No, you make the company more efficient by lowering quality and making your people all do the work of three while paying them 50% below market. Since cheap is more important than good, you will have an advantage over your competitors that don't fuck over their employees quite as much as they really should. Eventually your market share gives you leverage, and you jack up your prices, make a bazillion dollars, sell your company for millions, and retire. Bonus: Most of your employees will probably be laid off, so you get one last poke before you go.

Comment Re: Does indeed happen. (Score 1) 634

We have the smallest house that is viable for our situation. It's not a matter of a bigger house further out vs. a smaller house closer in. It's a matter of this being the biggest house we can afford. We do not have an option to move closer. The house is already 1200 sq ft on a 6500 sq ft lot. There are four of us. It's technically 2br/1ba but it's more like 1.5br (it's a very small bedroom). It was the last house under $200k we could find, period. Moving closer would either cost us six figures more or buying a paper shack. Even the land would be $300-400k before there was a house on it.

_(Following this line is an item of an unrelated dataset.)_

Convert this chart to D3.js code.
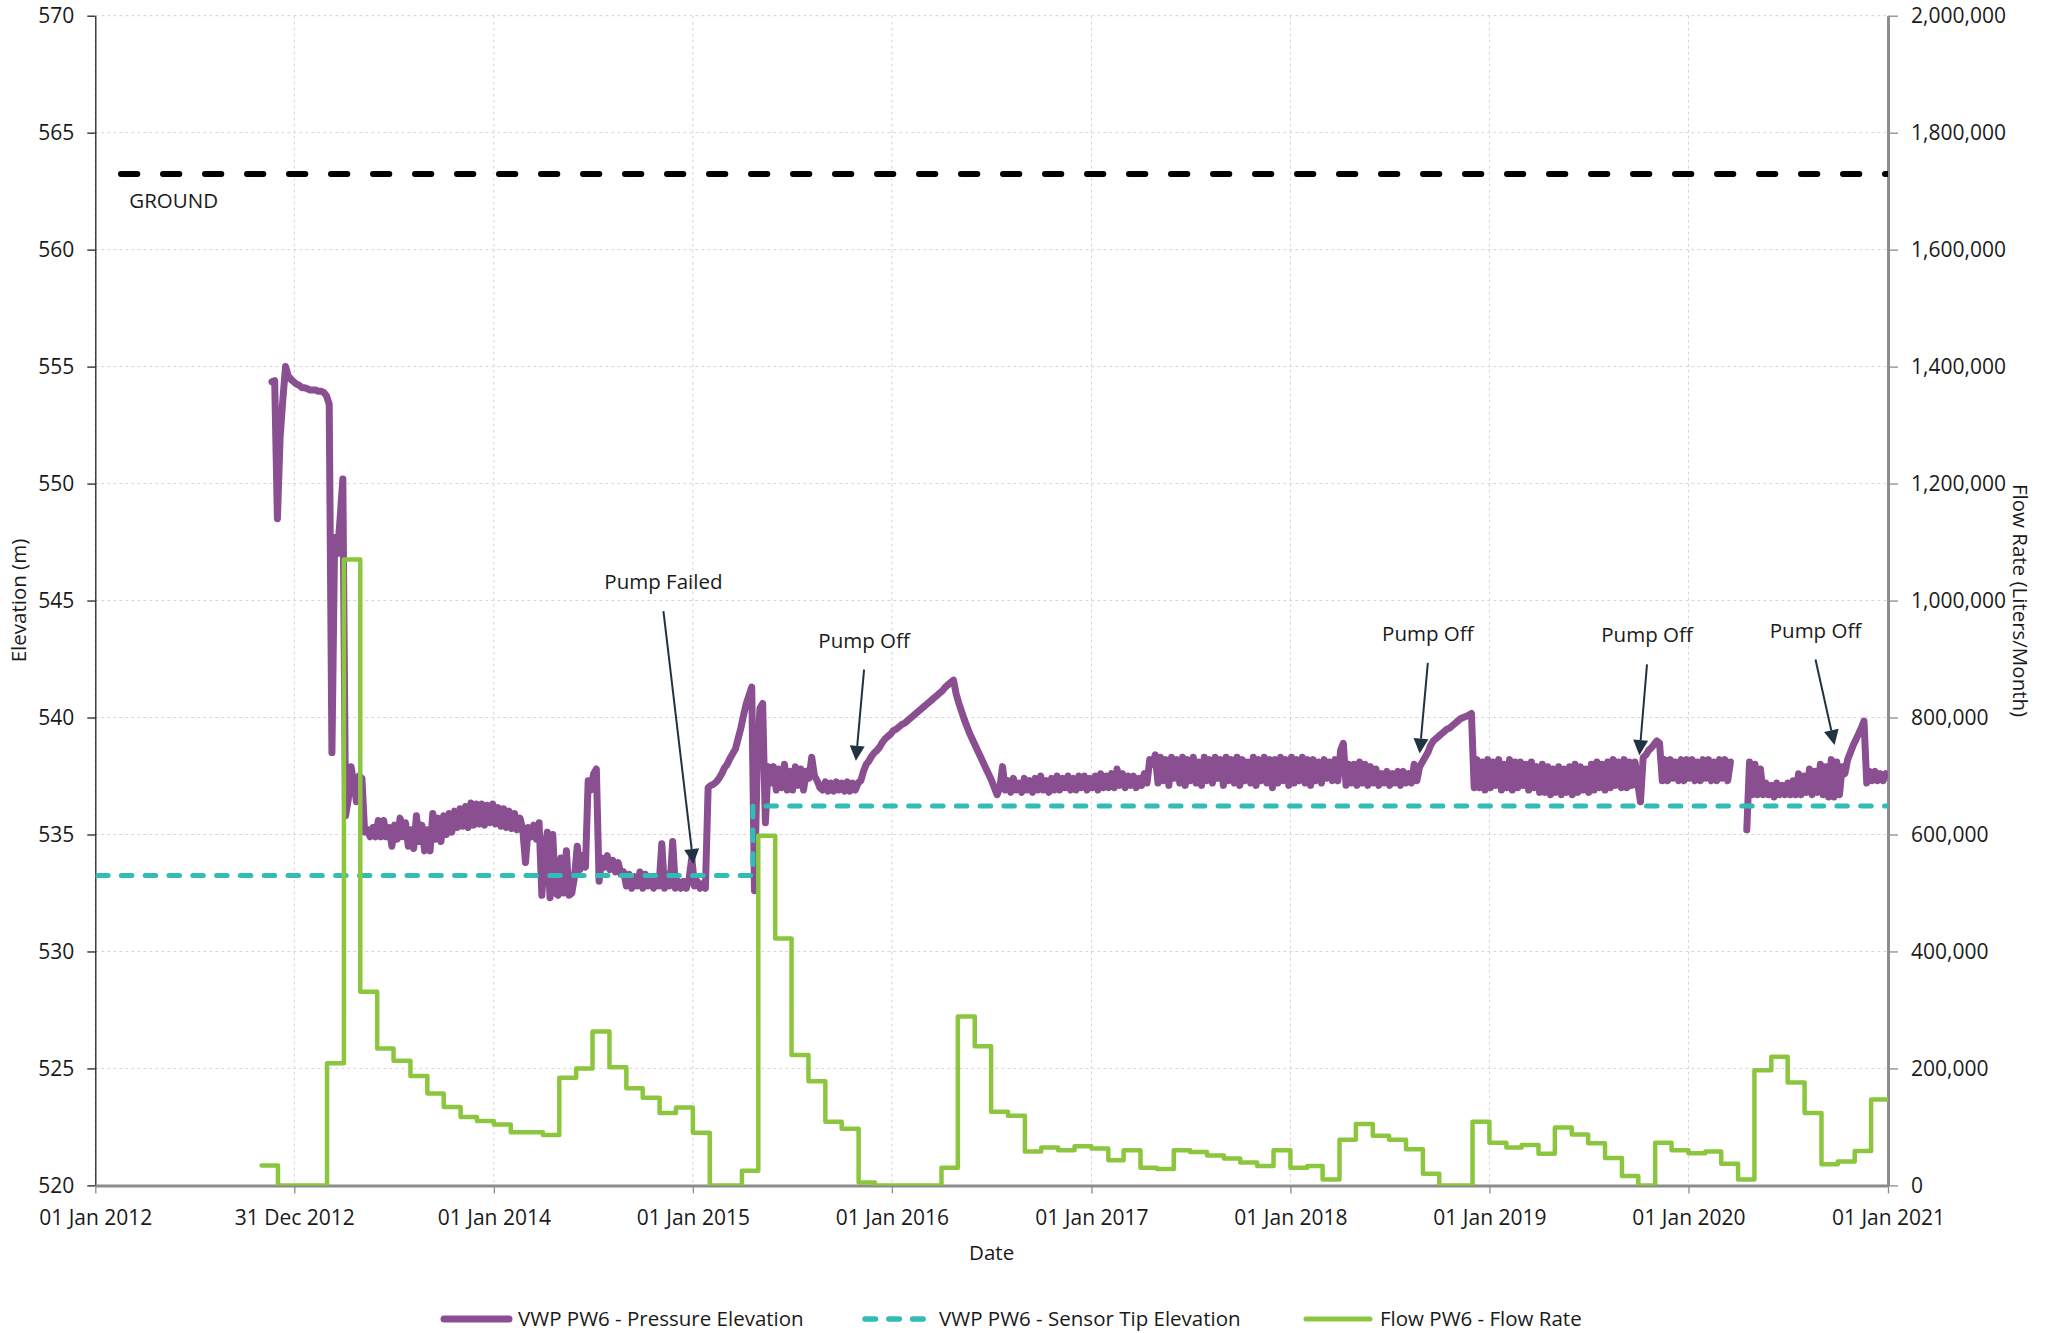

I would save at most $1000 a year on my car expenses. Maybe even less depending on how much they hike my insurance premiums for living closer to the city.

Comment Re: Does indeed happen. (Score 1) 634

It takes me 10 minutes to get to the interstate on the other side of town. Then an hour driving to the city. More with traffic. It's about 40 miles. Right now (1123 EDT) Google says it would take 58 minutes. At 0800 it would probably be closer to 90.

Anyplace that's more convenient is far more expensive. My house would probably be 1.5-2x as expensive anyplace that fits what you're describing.